Dataset excerpt
>> start
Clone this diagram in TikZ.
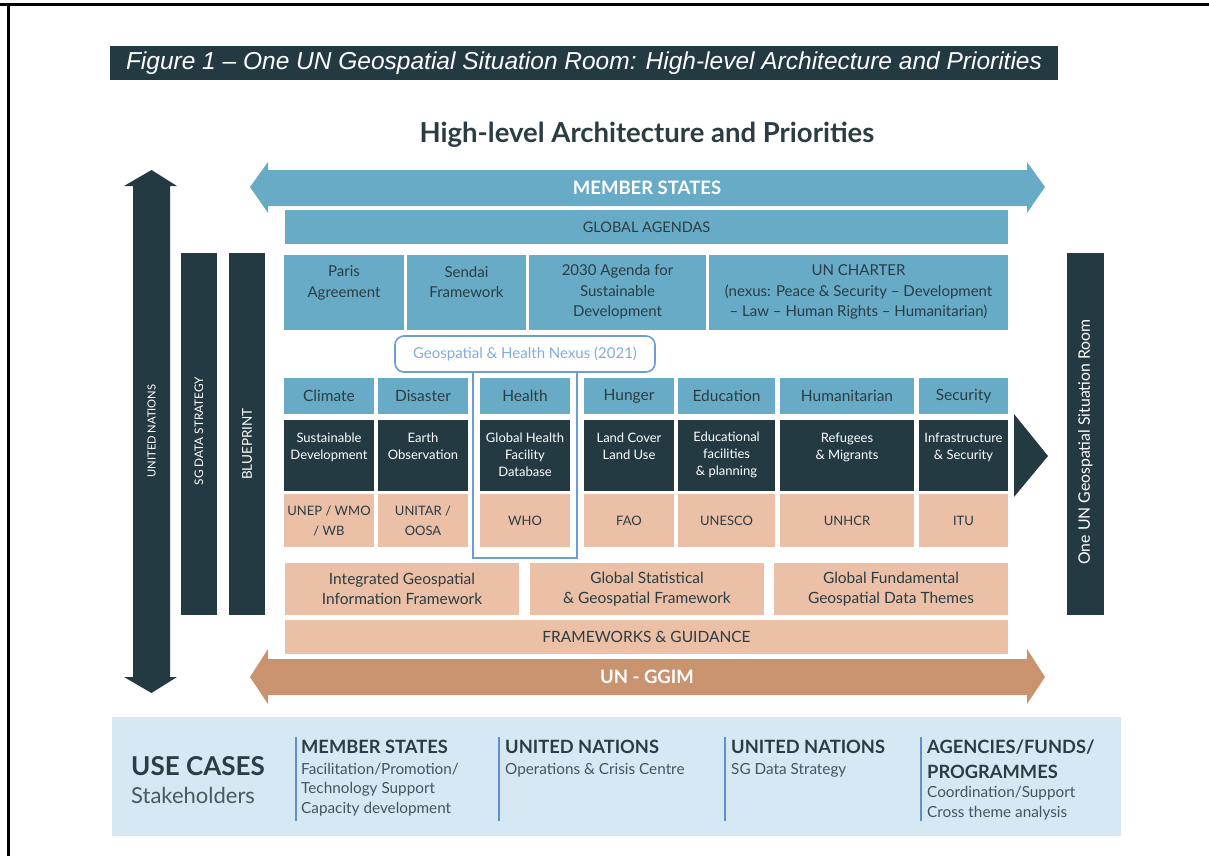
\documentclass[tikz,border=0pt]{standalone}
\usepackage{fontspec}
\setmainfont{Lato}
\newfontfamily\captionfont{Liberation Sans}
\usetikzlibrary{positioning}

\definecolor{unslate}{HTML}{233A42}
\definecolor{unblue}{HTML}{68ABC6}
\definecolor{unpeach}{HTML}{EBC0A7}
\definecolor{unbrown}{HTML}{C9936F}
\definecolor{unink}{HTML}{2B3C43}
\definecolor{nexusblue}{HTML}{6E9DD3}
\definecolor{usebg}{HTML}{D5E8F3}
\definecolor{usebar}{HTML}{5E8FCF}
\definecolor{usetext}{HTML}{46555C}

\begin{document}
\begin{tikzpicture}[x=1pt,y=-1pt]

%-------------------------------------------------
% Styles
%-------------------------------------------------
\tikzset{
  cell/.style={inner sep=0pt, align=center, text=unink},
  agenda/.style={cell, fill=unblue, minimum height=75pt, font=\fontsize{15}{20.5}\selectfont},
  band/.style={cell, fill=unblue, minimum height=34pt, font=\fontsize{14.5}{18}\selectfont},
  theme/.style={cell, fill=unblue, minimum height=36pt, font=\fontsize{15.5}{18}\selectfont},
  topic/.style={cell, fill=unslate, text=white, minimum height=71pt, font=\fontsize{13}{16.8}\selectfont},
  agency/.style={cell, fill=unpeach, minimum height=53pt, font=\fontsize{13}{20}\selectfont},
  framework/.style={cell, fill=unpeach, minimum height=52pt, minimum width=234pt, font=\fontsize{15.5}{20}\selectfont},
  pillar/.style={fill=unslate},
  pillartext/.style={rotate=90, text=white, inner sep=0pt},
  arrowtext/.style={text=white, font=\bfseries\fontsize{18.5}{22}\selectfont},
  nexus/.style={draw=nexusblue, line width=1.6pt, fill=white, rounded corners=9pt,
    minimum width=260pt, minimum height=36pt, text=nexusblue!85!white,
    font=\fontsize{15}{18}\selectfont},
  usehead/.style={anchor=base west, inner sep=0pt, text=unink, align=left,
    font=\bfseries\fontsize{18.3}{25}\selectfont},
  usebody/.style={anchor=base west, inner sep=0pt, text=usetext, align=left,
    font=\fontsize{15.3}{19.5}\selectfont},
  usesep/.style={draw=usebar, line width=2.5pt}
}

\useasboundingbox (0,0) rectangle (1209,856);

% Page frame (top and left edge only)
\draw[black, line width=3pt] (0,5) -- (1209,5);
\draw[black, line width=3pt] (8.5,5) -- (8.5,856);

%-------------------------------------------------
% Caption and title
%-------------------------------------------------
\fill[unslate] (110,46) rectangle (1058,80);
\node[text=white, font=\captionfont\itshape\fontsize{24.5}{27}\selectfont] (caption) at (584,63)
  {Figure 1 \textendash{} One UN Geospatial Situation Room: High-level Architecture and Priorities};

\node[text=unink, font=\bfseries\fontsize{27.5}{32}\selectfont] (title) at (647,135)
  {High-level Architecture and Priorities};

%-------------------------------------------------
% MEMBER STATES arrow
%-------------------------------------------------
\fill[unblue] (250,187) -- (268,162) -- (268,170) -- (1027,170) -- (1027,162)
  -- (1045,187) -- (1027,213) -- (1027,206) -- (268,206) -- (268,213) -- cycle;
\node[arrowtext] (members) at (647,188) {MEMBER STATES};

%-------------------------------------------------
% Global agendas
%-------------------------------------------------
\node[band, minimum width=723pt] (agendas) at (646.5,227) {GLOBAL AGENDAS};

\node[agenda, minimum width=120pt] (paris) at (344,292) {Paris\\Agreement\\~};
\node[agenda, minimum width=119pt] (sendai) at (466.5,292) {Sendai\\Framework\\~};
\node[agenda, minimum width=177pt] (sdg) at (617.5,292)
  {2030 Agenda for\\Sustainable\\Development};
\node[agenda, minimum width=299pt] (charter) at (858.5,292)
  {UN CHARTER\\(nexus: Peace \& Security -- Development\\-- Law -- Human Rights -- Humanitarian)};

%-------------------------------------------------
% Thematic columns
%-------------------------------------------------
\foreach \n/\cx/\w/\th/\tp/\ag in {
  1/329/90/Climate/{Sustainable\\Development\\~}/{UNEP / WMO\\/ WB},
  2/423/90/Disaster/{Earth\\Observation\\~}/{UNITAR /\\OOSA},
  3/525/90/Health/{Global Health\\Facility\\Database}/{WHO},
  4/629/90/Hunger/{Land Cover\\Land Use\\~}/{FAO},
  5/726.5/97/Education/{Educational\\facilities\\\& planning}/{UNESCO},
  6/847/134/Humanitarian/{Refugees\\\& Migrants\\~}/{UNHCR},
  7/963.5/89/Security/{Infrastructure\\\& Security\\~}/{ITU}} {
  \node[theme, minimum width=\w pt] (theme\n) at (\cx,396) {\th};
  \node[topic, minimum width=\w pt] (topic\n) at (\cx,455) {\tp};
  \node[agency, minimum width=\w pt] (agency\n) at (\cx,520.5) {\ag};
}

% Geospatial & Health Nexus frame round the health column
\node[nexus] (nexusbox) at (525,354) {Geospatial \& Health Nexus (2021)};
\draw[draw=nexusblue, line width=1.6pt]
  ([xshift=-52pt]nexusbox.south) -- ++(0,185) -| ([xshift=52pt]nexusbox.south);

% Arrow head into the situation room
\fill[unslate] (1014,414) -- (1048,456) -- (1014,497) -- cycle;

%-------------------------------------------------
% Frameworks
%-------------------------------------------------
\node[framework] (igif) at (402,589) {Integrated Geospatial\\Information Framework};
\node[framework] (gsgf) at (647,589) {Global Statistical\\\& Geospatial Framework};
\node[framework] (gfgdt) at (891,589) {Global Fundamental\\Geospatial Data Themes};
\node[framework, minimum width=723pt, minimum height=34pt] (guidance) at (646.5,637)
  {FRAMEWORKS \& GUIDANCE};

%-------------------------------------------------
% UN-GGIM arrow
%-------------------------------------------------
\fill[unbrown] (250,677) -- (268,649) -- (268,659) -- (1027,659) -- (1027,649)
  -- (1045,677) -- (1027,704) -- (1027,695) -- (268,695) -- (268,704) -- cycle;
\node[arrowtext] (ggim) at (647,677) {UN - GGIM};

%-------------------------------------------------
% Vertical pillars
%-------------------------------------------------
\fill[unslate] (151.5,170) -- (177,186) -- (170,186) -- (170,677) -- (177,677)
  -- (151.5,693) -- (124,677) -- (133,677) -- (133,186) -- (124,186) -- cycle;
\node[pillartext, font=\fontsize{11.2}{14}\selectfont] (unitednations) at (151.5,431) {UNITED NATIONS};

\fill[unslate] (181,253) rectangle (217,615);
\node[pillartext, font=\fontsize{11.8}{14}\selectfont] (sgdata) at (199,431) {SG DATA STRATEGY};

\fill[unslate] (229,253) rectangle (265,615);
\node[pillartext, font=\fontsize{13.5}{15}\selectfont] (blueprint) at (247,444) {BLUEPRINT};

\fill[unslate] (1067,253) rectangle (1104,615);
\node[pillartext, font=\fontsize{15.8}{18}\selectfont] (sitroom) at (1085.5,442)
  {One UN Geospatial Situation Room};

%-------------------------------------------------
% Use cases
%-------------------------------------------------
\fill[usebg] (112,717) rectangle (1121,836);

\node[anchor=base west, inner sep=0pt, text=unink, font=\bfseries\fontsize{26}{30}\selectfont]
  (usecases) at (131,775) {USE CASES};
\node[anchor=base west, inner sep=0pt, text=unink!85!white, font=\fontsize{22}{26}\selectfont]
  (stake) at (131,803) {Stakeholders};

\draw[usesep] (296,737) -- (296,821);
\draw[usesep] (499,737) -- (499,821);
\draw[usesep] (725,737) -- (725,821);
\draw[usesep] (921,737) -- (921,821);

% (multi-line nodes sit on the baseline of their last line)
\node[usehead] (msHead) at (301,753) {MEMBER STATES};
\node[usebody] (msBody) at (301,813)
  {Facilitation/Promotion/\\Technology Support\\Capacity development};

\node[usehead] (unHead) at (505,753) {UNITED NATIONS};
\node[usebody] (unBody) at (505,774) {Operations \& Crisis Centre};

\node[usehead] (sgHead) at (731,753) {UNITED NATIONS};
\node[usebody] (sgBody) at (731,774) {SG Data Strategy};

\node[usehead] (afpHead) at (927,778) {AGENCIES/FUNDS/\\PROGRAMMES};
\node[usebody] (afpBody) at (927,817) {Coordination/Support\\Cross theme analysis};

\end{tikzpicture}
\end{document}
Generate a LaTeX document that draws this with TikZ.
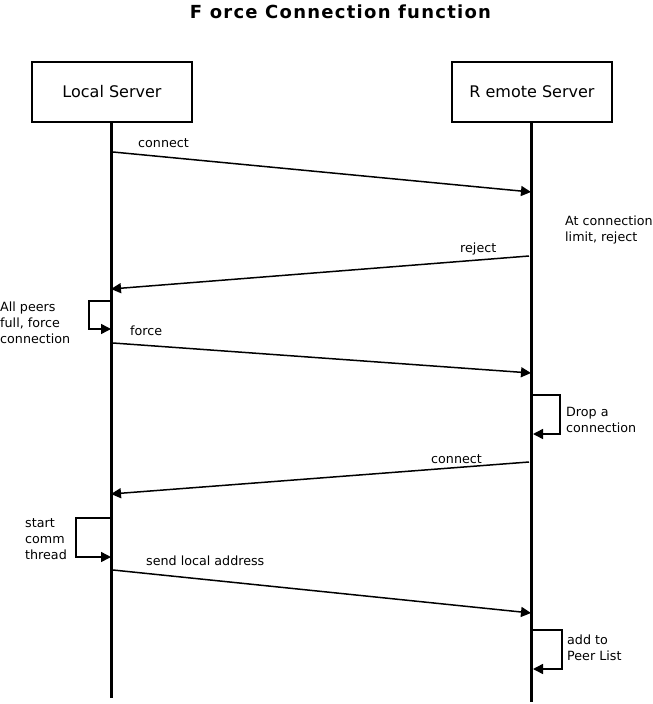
>> end
• Exercise details: Copy out each line that contains the word "this".

• Task solution:
Clone this diagram in TikZ.
Generate a LaTeX document that draws this with TikZ.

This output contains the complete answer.